CareerCup

If you already know how to solve max subsequence problem, you already know a O(n) solution for this problem too
1. In the first iteration find the subsequence that has maximum sum
2. change sign of all the elements in the array
3. Now, find the maximum sum subsequence again

The absolute maximum should now be either of the sub-sequences computed from 1&3.
To be optimal, 2&3 can be combined.

Kadane’s Algorithm:

Initialize:
max_so_far = 0
max_ending_here = 0

Loop for each element of the array
(a) max_ending_here = max_ending_here + a[i]
(b) if(max_ending_here < 0)
max_ending_here = 0
(c) if(max_so_far < max_ending_here)
max_so_far = max_ending_here
return max_so_far

If we are just comparing the min and max subsequence, how would 398 come then??

int maxsequence(int a[], int size)
{
int current_max = 0;
int real_max = current_max;
for(i=0; i<size; i++)
{
current_max += a[i];
if(current_max <= 0)
current_max = 0;
else if(current_max > real_max)
real_max = current_max;
}
return real_max;
}

Find max subsequence and min subsequence in one loop then compare the absolute value of max subsequence and min subsequence

I guess the question wants a subarray rather than a subsequence .

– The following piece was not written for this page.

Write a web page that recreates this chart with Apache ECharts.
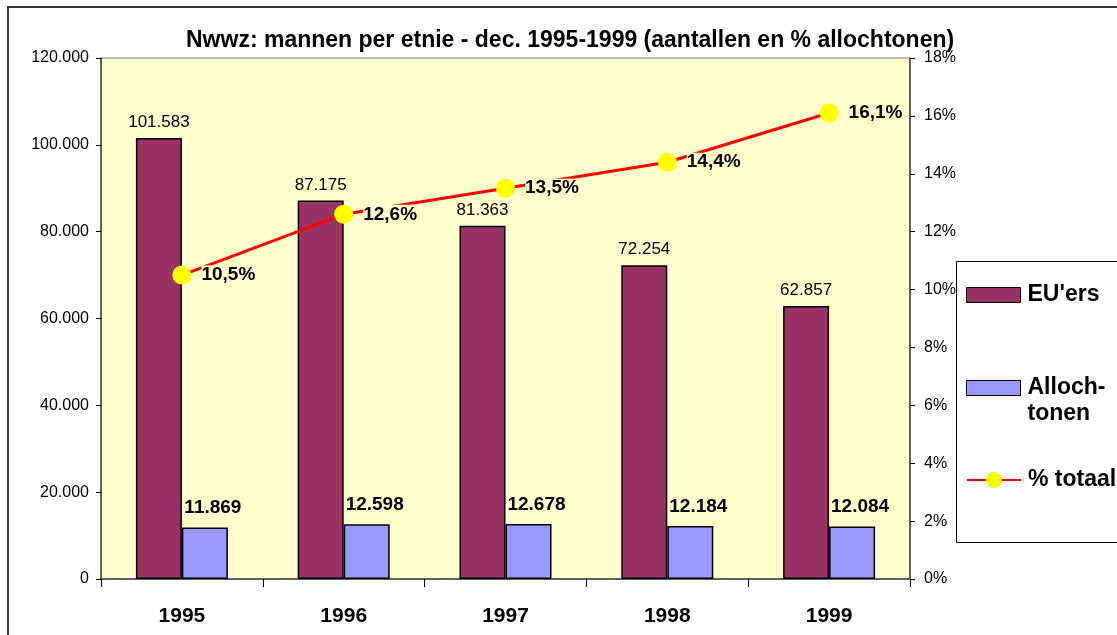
<!DOCTYPE html>
<html>
<head>
<meta charset="utf-8">
<script src="https://cdn.jsdelivr.net/npm/echarts@6/dist/echarts.min.js"></script>
<style>
  html, body { margin: 0; padding: 0; background: #ffffff; }
  #chart { width: 1117px; height: 635px; }
</style>
</head>
<body>
<div id="chart"></div>
<script>
const FONT = '"Liberation Sans", Arial, sans-serif';

const years = ['1995', '1996', '1997', '1998', '1999'];
const euValues = [101583, 87175, 81363, 72254, 62857];
const allochValues = [11869, 12598, 12678, 12184, 12084];
const pctValues = [10.5, 12.6, 13.5, 14.4, 16.1];

const EU_COLOR = '#993366';
const ALLOCH_COLOR = '#9999ff';
const PLOT_BG = '#ffffcc';

function formatThousands(value) {
  return String(Math.round(value)).replace(/\B(?=(\d{3})+(?!\d))/g, '.');
}

function formatPct(value) {
  return value.toFixed(1).replace('.', ',') + '%';
}

const legendText = {
  fontFamily: FONT,
  fontSize: 23,
  fontWeight: 'bold',
  color: '#000',
  lineHeight: 26,
  padding: [0, 0, 0, 2],
};

const chart = echarts.init(document.getElementById('chart'), null, { renderer: 'canvas' });

chart.setOption({
  animation: false,
  backgroundColor: '#ffffff',
  textStyle: { fontFamily: FONT },
  title: {
    text: 'Nwwz: mannen per etnie - dec. 1995-1999 (aantallen en % allochtonen)',
    left: 186,
    top: 29,
    padding: 0,
    textStyle: { fontFamily: FONT, fontSize: 23, fontWeight: 'bold', color: '#000' },
  },
  graphic: [
    {
      type: 'rect',
      z: 0,
      shape: { x: 8, y: 7, width: 1200, height: 700 },
      style: { fill: 'none', stroke: '#333333', lineWidth: 2 },
    },
    {
      type: 'rect',
      z: 0,
      shape: { x: 956.5, y: 261.5, width: 200, height: 281 },
      style: { fill: '#ffffff', stroke: '#000000', lineWidth: 1 },
    },
  ],
  legend: [
    {
      data: ["EU'ers"],
      left: 966,
      top: 282,
      padding: 0,
      icon: 'rect',
      itemWidth: 54,
      itemHeight: 15,
      itemStyle: { borderColor: '#000', borderWidth: 1 },
      textStyle: legendText,
    },
    {
      data: ['Allochtonen'],
      left: 966,
      top: 349,
      padding: 0,
      icon: 'rect',
      itemWidth: 54,
      itemHeight: 15,
      itemStyle: { borderColor: '#000', borderWidth: 1 },
      formatter: () => '\nAlloch-\ntonen',
      textStyle: legendText,
    },
    {
      data: ['% totaal'],
      left: 966,
      top: 467,
      padding: 0,
      itemWidth: 54,
      itemHeight: 20,
      textStyle: legendText,
    },
  ],
  grid: {
    left: 101,
    right: 207,
    top: 58,
    bottom: 56,
    show: true,
    backgroundColor: PLOT_BG,
    borderColor: '#808080',
    borderWidth: 1,
    containLabel: false,
  },
  xAxis: {
    type: 'category',
    data: years,
    axisLine: { show: true, lineStyle: { color: '#404040', width: 1.5 } },
    axisTick: { show: true, length: 8, lineStyle: { color: '#000' } },
    axisLabel: {
      margin: 27,
      color: '#000',
      fontFamily: FONT,
      fontSize: 21,
      fontWeight: 'bold',
    },
  },
  yAxis: [
    {
      type: 'value',
      min: 0,
      max: 120000,
      interval: 20000,
      axisLine: { show: true, lineStyle: { color: '#404040', width: 1.5 } },
      axisTick: { show: true, length: 5, lineStyle: { color: '#000' } },
      axisLabel: {
        margin: 12,
        color: '#000',
        fontFamily: FONT,
        fontSize: 16,
        formatter: (value) => formatThousands(value),
      },
      splitLine: { show: false },
    },
    {
      type: 'value',
      min: 0,
      max: 18,
      interval: 2,
      position: 'right',
      axisLine: { show: true, lineStyle: { color: '#404040', width: 1.5 } },
      axisTick: { show: true, length: 5, lineStyle: { color: '#000' } },
      axisLabel: {
        margin: 14,
        color: '#000',
        fontFamily: FONT,
        fontSize: 16,
        formatter: '{value}%',
      },
      splitLine: { show: false },
    },
  ],
  series: [
    {
      name: "EU'ers",
      type: 'bar',
      data: euValues,
      barWidth: 46,
      barGap: '0%',
      itemStyle: { color: EU_COLOR, borderColor: '#000', borderWidth: 1.5 },
      label: {
        show: true,
        position: 'top',
        distance: 7,
        color: '#000',
        fontFamily: FONT,
        fontSize: 17,
        formatter: (p) => formatThousands(p.value),
      },
    },
    {
      name: 'Allochtonen',
      type: 'bar',
      data: allochValues,
      barWidth: 46,
      barGap: '0%',
      itemStyle: { color: ALLOCH_COLOR, borderColor: '#000', borderWidth: 1.5 },
      label: {
        show: true,
        position: 'top',
        distance: 10,
        offset: [8, 0],
        color: '#000',
        fontFamily: FONT,
        fontSize: 19,
        fontWeight: 'bold',
        backgroundColor: PLOT_BG,
        formatter: (p) => formatThousands(p.value),
      },
    },
    {
      name: '% totaal',
      type: 'line',
      yAxisIndex: 1,
      data: pctValues,
      symbol: 'circle',
      symbolSize: 19,
      lineStyle: { color: '#ff0000', width: 3 },
      itemStyle: { color: '#ffff00', borderWidth: 0 },
      label: {
        show: true,
        position: 'right',
        distance: 10,
        color: '#000',
        fontFamily: FONT,
        fontSize: 19,
        fontWeight: 'bold',
        backgroundColor: PLOT_BG,
        formatter: (p) => formatPct(p.value),
      },
      z: 3,
    },
  ],
});
</script>
</body>
</html>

Reasoning: Example 100,-2,300
In this case if we take the maximum subsequence it shall be just 100,300 which sums to 400
But the answer mentioned is 398 .

#include<iostream>
using namespace std;



int max_subarray(int a[],int n)
{
int i;
int sum_here=0;
int sum=0;
for(i=0;i<n;i++)
{
sum_here+=a[i];
if(sum_here<0)
sum_here=0;
if(sum_here>sum)
sum=sum_here;
}
return sum;
}

int main()
{
int i,n;
cin>>n;
int a[n];
for(i=0;i<n;i++)
cin>>a[i];
int a1,a2,max;
a1=max_subarray(a,n);
for(i=0;i<n;i++)
a[i]=-a[i];
a2=max_subarray(a,n);
max=a1>a2?a1:a2;
cout<<"\n"<<max;
}

#include<stdio.h>
int max(int a,int b)
{
if(a>b)
return a;
else
return b;
}
int main()
{
int s[9],i,k,start;
int a[9]={0,-2,-3,4,-1,-2,1,5,-3};
s[0]=0;
for(i=1;i<9;i++)
{
s[i]=max(s[i-1]+a[i],a[i]);
if(s[i]==a[i])
start=i;
}
k=i-1;
printf("%d",s[k]);
return 0;
}
~

Kadane’s Algorithm, including sum for negative numbers:

public static void main(String[] args) {

		int[] arr = { 1, 2, -3, -4, 5, -2, -4 };
		int maxPositiveSum = 0;
		int maxPositiveStart = 0;
		int maxPositiveEnd = 0;
		int currentPositiveStart = 0;
		int currentPositiveSum = 0;

		int maxNegativeSum = 0;
		int maxNegativeStart = 0;
		int maxNegativeEnd = 0;
		int currentNegativeStart = 0;
		int currentNegativeSum = 0;

		for (int i = 0; i < arr.length; i++) {
			currentPositiveSum += arr[i];
			currentNegativeSum += arr[i];
			if (currentPositiveSum < 0) {
				currentPositiveSum = 0;
				currentPositiveStart = i + 1;
			} else if (currentPositiveSum > maxPositiveSum) {
				maxPositiveSum = currentPositiveSum;
				maxPositiveStart = currentPositiveStart;
				maxPositiveEnd = i;
			}
			if (currentNegativeSum > 0) {
				currentNegativeSum = 0;
				currentNegativeStart = i + 1;
			} else if (Math.abs(currentNegativeSum) > maxNegativeSum) {
				maxNegativeSum = Math.abs(currentNegativeSum);
				maxNegativeStart = currentNegativeStart;
				maxNegativeEnd = i;
			}
		}
		if (Math.abs(maxNegativeSum) > maxPositiveSum) {
			System.out.println("Start: " + maxNegativeStart + ", Emd: " + maxNegativeEnd + ", Sum: "
					+ Math.abs(maxNegativeSum));
		} else {
			System.out.println("Start: " + maxPositiveStart + ", Emd: " + maxPositiveEnd + ", Sum: " + maxPositiveSum);
		}
	}

int maxs(int a[],int n)
{
	int sum=a[0],max=a[0],prev=a[0];
	for(int i=1;i<n;i++)
	{
		sum=sum+a[i];
		if (( prev < 0&& sum > 0 ) || ( prev > 0 && sum < 0 ))
		{
			sum=a[i];
			
		}
		if(max<abs(sum))
		{
			max=sum;
		}
		prev=sum;
		
	}
	return (abs(max));
}